BBC Worldwide has sold Lonely Planet to US-based media company NC2 Media, owned by billionaire Brad Kelley.

BBC Worldwide said in a statement that it has sold the Melbourne-based publisher to NC2 Media for $75 million (£51.5 million), close to $114 million (£75 million) less than what the corporation paid for the business. BBC Worldwide will receive $60 million on completion of the sale, and a further $15 million in one year’s time. The sale is expected to be completed at the end of March, and the BBC said that Lonely Planet ‘will continue to function as a global operation’.

BBC Worldwide said that it has been ‘exploring strategic options for Lonely Planet over the last year’ and the corporation ‘was keen to find a new owner that could bring greater focus and capital to the business’. ‘NC2 Media demonstrated a commitment to invest in Lonely Planet and today’s announcement concludes the process to find the right buyer,’ said BBC Worldwide.

NC2 Media is based in Nashville, Tennessee, and is owned by billionaire Brad Kelley. The company is managed by executive director Daniel Houghton, who will take on the role of chief operating officer of Lonely Planet following the sale. 

Houghton was quoted in the Age saying there was ‘no reason to believe at this point in time that (Lonely Planet) would exit Australia’. ‘Australia is the birthplace and the heart and soul of Lonely Planet … LP will continue to be committed to its roots in publishing and providing quality travel information for its customers.’

Interim BBC Worldwide CEO Paul Dempsey said in the same statement that the corporation ‘acquired Lonely Planet in 2007 when both our strategy and the market conditions were quite different’. ‘Since then, Lonely Planet has increased its presence in digital, magazine publishing and emerging markets whilst also growing its global market share, despite difficult economic conditions.
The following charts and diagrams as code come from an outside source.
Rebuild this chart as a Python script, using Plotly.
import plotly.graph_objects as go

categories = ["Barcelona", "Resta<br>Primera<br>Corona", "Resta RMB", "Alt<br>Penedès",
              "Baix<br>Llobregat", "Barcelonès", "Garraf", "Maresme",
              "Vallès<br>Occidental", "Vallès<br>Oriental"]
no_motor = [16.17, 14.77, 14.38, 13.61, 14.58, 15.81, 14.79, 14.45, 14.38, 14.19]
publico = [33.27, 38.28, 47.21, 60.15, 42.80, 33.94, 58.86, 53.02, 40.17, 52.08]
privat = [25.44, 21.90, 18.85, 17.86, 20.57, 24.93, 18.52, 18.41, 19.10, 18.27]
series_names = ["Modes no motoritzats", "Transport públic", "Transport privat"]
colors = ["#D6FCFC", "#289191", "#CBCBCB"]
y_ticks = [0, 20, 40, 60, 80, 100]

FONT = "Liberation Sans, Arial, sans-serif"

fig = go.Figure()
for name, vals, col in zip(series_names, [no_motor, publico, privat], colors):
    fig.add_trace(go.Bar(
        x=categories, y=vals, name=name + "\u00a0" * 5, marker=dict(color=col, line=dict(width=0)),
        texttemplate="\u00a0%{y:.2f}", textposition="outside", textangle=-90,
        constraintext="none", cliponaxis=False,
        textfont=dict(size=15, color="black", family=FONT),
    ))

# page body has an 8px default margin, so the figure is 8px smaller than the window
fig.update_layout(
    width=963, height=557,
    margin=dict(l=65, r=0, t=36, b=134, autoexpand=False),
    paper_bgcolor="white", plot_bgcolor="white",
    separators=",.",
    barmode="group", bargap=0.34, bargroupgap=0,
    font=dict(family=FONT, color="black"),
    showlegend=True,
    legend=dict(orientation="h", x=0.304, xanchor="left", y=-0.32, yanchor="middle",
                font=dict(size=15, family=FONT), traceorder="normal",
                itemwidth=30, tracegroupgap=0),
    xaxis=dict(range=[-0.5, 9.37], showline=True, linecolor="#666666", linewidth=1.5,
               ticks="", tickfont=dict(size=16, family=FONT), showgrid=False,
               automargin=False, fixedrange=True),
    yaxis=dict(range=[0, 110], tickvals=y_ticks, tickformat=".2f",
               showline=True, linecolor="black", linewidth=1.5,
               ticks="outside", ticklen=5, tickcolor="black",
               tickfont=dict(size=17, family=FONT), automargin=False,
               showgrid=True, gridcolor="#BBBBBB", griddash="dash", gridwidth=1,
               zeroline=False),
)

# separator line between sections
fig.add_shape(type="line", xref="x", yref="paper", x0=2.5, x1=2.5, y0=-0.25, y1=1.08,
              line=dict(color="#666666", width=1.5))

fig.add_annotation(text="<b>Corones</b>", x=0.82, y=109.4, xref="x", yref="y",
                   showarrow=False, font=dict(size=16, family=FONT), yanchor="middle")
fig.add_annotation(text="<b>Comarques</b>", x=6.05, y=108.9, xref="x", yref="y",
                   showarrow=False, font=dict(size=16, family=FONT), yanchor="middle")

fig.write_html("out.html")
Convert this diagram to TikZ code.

However, we have also recognised that it no longer fits with our plans to put BBC brands at the heart of our business and have decided to sell the company to NC2 Media who are better placed to build and invest in the business.’

As previously reported by Books+Publishing, BBC Worldwide acquired Lonely Planet from its Australian founders Maureen and Tony Wheeler in two stages. The corporation acquired 75% of the Lonely Planet business in 2007 for £88.1 million (A$128 million), before acquiring full ownership from the Wheelers in 2011 for an additional £42.17 million (A$61.3 million). The Wheelers have since invested in Melbourne publisher Text Publishing.

During its ownership of Lonely Planet, BBC Worldwide wrote down the value of the business by £49.9 million ($72.6 million), citing the recent strength of the Australian currency and ‘challenging market conditions’. In July 2012, BBC Worldwide said it valued the Lonely Planet business at £85 million ($123 million). The business also relocated a substantial part of its web operations to the UK in 2011, affecting as many as 70 jobs at its Melbourne head-office. 

According to a report in the Guardian, BBC Worldwide has been criticised by its governing body the BBC Trust for incurring a ‘significant financial loss’ in the sale of Lonely Planet.

The Guardian quoted a statement from the BBC Trust saying the purchase of Lonely Planet ‘did not prove to be a good commercial investment’ and that the organisation should learn from this experience.

‘Given the significant financial loss to Worldwide … we have asked the BBC executive to commission a review of lessons learnt and report to the Trust with its findings,’ said Diane Coyle, vice chairman of the BBC Trust and chair of the strategic approvals committee, in the statement.

Coyle also said that ‘although this did not prove to be a good commercial investment, [BBC] Worldwide is a very successful business; and at the time of purchase there was a credible rationale for this deal’.